Blog d'étude critique et académique du fait maçonnique, complémentaire de la revue du même nom. Envisage la Franc-Maçonnerie comme un univers culturel dont l’étude nécessite d’employer les outils des sciences humaines, de procéder à une nette séparation du réel et du légendaire et de procéder à la prise en compte de ce légendaire comme un fait social et historique.
5 Mars 2021
Julien Vercel
Ces savoureuses chroniques (éditions Verticales, 2019) comportent deux parties de tailles inégales. La première - la principale - est composée de paragraphes numérotés de 1 à 189 (avec de temps en temps des « bis ») et raconte le quotidien du narrateur, pompiste dans une station-service à Pantin au bord du périphérique. La seconde, déclinée de A à I, suit le narrateur dans sa route pour rejoindre son père dans les Landes puisque « la station-service signe le début de l’aventure, des possibles, lance le début de l’histoire ».

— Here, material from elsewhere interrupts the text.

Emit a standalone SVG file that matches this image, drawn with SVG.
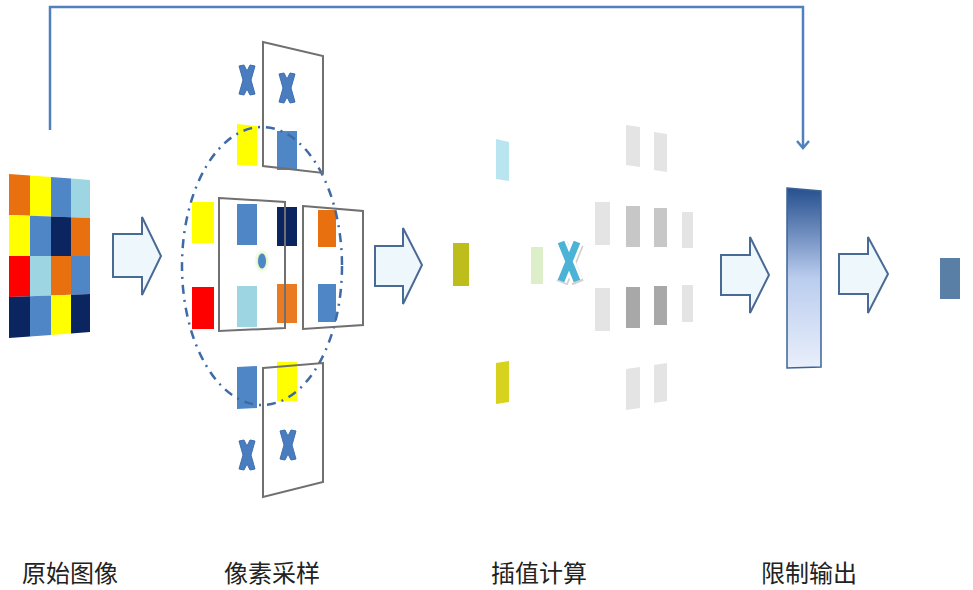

L’unité de lieu de la première partie est donc la station-service dont « la raison même de son existence, outre d’exploser, son destin, pareil à celui d’une banque, c’est d’être braquée. (Son destin cinématographique.) Je ne vis pas dans cette terreur, ce n’est pas une angoisse, mais plutôt une attente curieuse ». C’est là qu’il passe son temps à regarder des films sur la télévision accrochée au mur ou jouer aux dames avec son ami Nietzland. Il est entre routine et ennui : « Cinéma-bis, littérature et contemplation sont, quand je travaille, mes tue-temps favoris ». Il observe les clients, fait des rencontres, entame une relation avec Seiza, une japonaise, couche avec la sœur de Nietzland après une soirée trop arrosée et organise une exposition sauvage de photographies pour sa sœur... comme au cinéma, la station-service est alors « le carrefour d’une marge qu’elle encense, le carrefour d’un monde interlope en cavale ».
Le narrateur fait un récit à la fois lucide et rempli d’ironie. Lucide, car il sait qu’il occupe une place où il peut voir sans forcément être vu : « rares sont les clients qui me voient ou me parlent. Je suis transparent pour la plupart des gens. Certains se demandent sans doute pourquoi j’existe encore, pourquoi je n’ai pas été remplacé par un automate ». D’ailleurs, il se qualifie lui-même de « dernier dinosaure du monde carbone ». Mais également ironique quand, lors du vernissage de l’exposition de sa sœur, des invités, pensant que son job est forcément alimentaire, lui demandent quelles études il fait, il leur répond : « Oui, bien sûr... un job alimentaire... je fais des études de droit canin ».